Work instructions: Print exactly the lines running from the one that holds "Write a component" through the one that holds "import * as", please, and leave the pictures out.

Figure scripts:
+ + +

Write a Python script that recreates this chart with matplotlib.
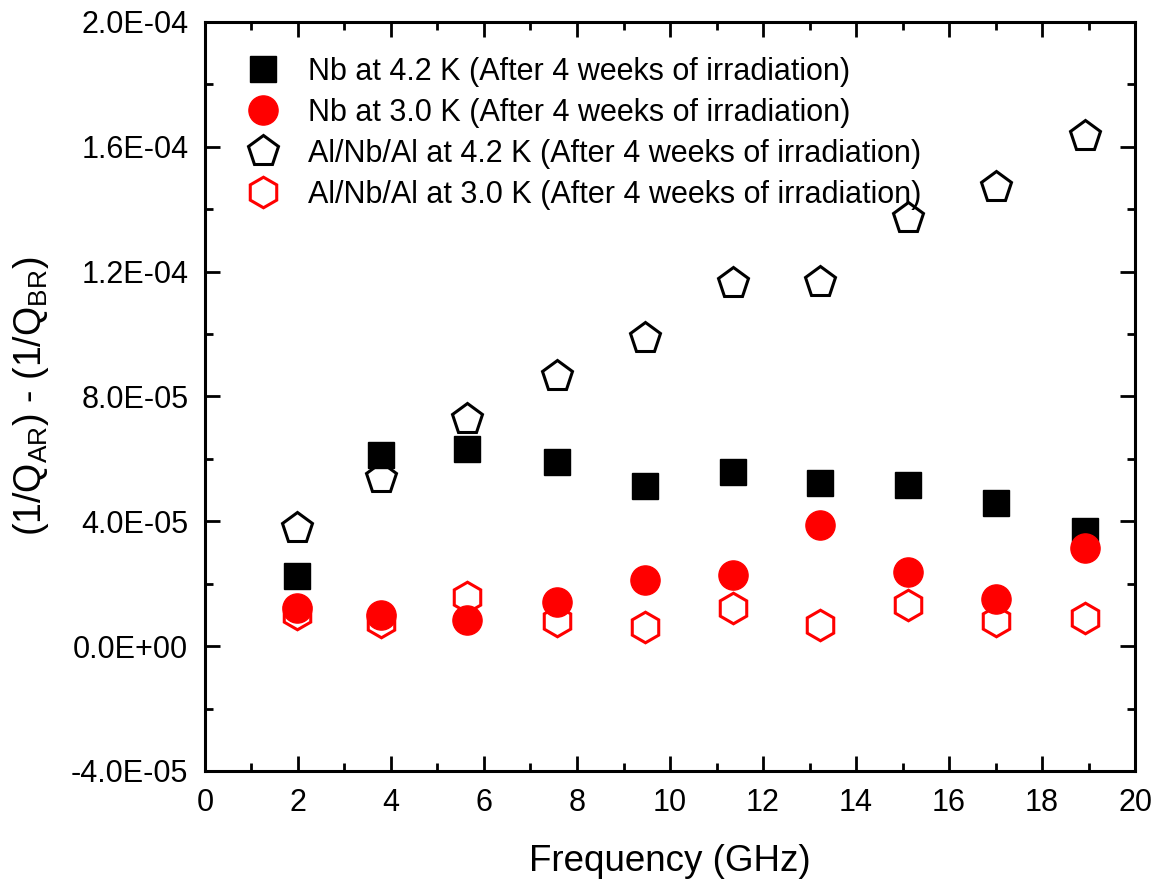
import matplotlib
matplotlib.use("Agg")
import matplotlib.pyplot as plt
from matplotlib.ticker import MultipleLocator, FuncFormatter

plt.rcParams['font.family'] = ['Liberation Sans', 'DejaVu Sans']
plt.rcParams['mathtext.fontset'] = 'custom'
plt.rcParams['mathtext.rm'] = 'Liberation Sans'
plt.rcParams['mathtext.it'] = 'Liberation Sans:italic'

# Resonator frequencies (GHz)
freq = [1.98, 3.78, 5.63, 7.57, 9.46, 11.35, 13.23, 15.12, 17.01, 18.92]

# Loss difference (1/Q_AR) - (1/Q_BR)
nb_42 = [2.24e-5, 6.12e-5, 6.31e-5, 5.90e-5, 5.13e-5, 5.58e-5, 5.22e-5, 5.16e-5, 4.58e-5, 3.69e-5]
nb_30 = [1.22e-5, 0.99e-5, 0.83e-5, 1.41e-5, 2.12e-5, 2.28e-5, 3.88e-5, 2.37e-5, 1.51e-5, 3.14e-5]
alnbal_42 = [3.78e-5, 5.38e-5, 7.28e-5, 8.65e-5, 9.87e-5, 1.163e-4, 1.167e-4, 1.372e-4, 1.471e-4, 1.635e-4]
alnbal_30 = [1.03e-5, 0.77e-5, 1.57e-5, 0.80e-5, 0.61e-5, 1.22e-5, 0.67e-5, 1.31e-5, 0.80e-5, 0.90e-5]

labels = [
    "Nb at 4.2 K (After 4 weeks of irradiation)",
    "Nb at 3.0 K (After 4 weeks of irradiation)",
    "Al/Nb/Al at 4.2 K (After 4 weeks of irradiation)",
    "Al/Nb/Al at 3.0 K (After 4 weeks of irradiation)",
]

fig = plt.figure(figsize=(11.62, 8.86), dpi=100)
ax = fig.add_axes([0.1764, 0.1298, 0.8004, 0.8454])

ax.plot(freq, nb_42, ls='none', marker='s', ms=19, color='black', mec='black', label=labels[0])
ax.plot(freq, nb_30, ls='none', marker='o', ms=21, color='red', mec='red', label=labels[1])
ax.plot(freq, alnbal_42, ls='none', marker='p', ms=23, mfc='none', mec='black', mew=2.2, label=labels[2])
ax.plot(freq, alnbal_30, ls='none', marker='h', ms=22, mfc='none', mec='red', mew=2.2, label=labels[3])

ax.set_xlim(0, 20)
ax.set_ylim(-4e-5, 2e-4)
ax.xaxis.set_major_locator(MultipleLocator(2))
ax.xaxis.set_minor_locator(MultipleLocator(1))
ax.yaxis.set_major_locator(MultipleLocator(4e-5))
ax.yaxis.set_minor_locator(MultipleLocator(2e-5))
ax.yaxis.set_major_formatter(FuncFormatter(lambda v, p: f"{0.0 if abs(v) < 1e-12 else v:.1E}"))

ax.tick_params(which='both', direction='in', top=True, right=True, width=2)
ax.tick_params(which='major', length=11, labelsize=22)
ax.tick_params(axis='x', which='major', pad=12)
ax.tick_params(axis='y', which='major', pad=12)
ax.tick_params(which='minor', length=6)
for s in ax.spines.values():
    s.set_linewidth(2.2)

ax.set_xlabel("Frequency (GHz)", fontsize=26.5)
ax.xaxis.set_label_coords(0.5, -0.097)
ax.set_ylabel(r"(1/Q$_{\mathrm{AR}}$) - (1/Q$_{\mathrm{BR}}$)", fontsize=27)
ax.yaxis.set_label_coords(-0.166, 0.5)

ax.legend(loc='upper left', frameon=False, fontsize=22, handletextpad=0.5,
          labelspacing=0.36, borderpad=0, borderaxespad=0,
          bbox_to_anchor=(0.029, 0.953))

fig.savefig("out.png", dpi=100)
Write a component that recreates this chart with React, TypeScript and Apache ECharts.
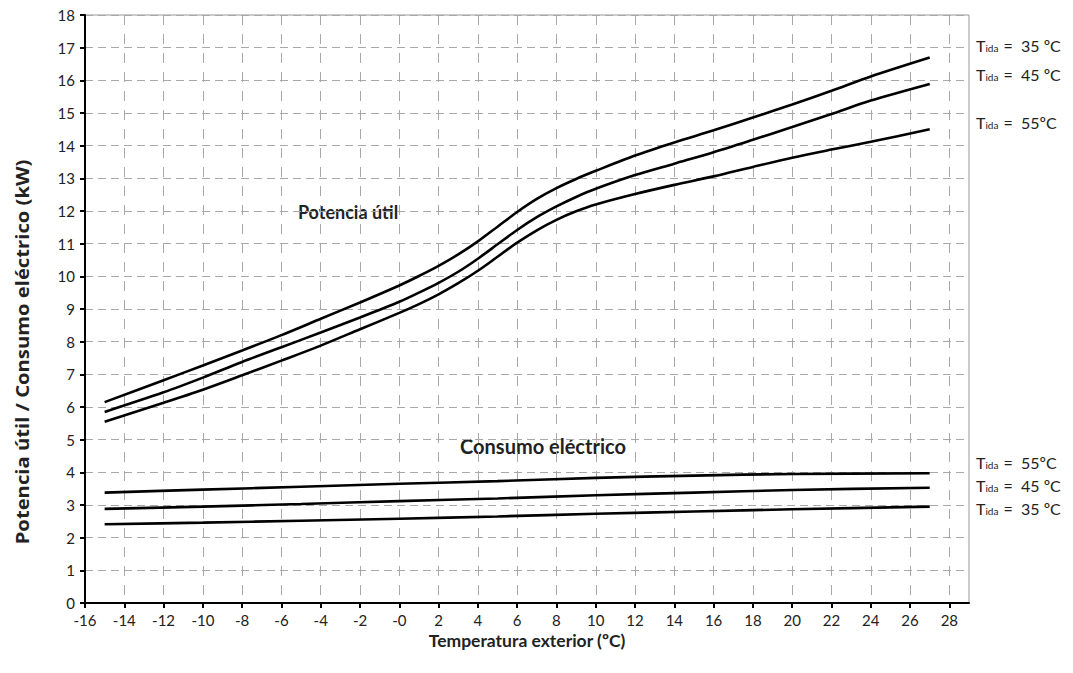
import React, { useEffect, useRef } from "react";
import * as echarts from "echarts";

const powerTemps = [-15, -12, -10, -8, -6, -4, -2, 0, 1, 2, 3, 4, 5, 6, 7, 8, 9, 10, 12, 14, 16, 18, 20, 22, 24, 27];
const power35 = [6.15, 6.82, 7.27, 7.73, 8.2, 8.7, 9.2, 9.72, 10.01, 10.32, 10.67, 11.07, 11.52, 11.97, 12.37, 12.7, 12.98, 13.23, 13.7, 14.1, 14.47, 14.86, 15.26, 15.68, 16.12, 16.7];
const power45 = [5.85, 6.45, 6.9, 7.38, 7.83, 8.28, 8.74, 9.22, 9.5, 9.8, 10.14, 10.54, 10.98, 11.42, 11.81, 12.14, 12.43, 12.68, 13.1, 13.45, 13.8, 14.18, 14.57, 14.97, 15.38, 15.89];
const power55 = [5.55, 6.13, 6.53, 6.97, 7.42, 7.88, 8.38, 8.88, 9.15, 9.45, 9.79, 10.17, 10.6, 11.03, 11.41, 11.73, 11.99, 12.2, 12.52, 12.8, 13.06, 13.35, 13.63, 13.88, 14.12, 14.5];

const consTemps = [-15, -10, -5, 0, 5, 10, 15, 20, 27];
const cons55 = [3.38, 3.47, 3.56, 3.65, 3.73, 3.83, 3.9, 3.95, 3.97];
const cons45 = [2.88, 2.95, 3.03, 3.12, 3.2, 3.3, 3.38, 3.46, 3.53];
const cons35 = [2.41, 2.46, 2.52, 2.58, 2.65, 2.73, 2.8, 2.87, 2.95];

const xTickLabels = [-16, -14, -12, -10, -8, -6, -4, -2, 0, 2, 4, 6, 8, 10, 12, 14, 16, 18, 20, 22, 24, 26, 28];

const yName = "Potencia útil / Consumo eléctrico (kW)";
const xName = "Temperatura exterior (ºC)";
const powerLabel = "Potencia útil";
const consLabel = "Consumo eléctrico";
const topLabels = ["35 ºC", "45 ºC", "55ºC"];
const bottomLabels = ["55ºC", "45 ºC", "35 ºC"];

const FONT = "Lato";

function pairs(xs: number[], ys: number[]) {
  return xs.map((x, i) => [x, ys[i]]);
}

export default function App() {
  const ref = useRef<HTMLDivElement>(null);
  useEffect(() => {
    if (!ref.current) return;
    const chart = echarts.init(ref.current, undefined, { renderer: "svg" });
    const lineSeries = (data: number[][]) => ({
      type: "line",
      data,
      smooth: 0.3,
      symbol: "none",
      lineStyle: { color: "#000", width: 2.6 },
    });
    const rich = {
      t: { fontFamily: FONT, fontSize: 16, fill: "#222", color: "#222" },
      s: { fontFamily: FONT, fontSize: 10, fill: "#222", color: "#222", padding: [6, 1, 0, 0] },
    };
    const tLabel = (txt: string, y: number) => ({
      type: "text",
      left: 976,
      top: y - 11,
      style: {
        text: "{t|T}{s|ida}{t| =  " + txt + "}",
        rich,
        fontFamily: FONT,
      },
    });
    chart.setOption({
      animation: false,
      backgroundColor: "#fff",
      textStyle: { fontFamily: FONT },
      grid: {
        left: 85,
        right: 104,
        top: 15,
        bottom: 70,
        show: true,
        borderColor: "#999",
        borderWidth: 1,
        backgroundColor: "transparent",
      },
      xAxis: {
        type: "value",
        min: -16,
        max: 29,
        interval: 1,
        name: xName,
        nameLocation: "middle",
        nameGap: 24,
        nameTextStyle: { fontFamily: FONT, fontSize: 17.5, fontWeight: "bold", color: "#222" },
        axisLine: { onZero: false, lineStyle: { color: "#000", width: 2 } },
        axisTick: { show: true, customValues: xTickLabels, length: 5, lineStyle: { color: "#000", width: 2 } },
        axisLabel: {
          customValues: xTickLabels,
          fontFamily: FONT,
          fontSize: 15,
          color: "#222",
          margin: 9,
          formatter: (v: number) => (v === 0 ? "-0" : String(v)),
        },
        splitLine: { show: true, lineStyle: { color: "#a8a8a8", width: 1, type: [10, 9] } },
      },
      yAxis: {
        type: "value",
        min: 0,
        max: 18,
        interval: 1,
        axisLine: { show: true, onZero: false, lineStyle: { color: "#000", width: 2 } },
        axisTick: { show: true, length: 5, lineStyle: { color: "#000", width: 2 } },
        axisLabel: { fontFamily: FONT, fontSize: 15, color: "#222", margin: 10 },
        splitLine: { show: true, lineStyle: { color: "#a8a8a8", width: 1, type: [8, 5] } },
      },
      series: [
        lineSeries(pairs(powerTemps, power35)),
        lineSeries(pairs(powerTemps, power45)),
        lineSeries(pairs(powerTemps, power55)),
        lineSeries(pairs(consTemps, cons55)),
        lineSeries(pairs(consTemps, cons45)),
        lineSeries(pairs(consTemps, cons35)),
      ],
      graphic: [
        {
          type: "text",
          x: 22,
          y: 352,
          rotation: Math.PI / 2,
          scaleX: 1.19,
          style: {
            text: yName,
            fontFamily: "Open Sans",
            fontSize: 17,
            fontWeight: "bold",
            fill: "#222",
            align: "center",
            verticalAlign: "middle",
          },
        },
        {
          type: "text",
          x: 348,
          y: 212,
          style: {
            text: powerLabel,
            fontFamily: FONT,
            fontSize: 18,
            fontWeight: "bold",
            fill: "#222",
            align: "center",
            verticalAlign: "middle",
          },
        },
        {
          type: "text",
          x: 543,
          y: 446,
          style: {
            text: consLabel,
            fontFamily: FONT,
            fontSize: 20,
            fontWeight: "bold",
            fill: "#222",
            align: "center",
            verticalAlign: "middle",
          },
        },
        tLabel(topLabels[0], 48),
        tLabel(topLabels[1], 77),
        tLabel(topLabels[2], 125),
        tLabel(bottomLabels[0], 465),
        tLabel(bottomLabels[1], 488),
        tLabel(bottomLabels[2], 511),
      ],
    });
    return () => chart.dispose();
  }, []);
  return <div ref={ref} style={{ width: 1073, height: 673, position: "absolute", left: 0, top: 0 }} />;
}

+ + +

Final answer:
Write a component that recreates this chart with React, TypeScript and Apache ECharts.
import React, { useEffect, useRef } from "react";
import * as echarts from "echarts";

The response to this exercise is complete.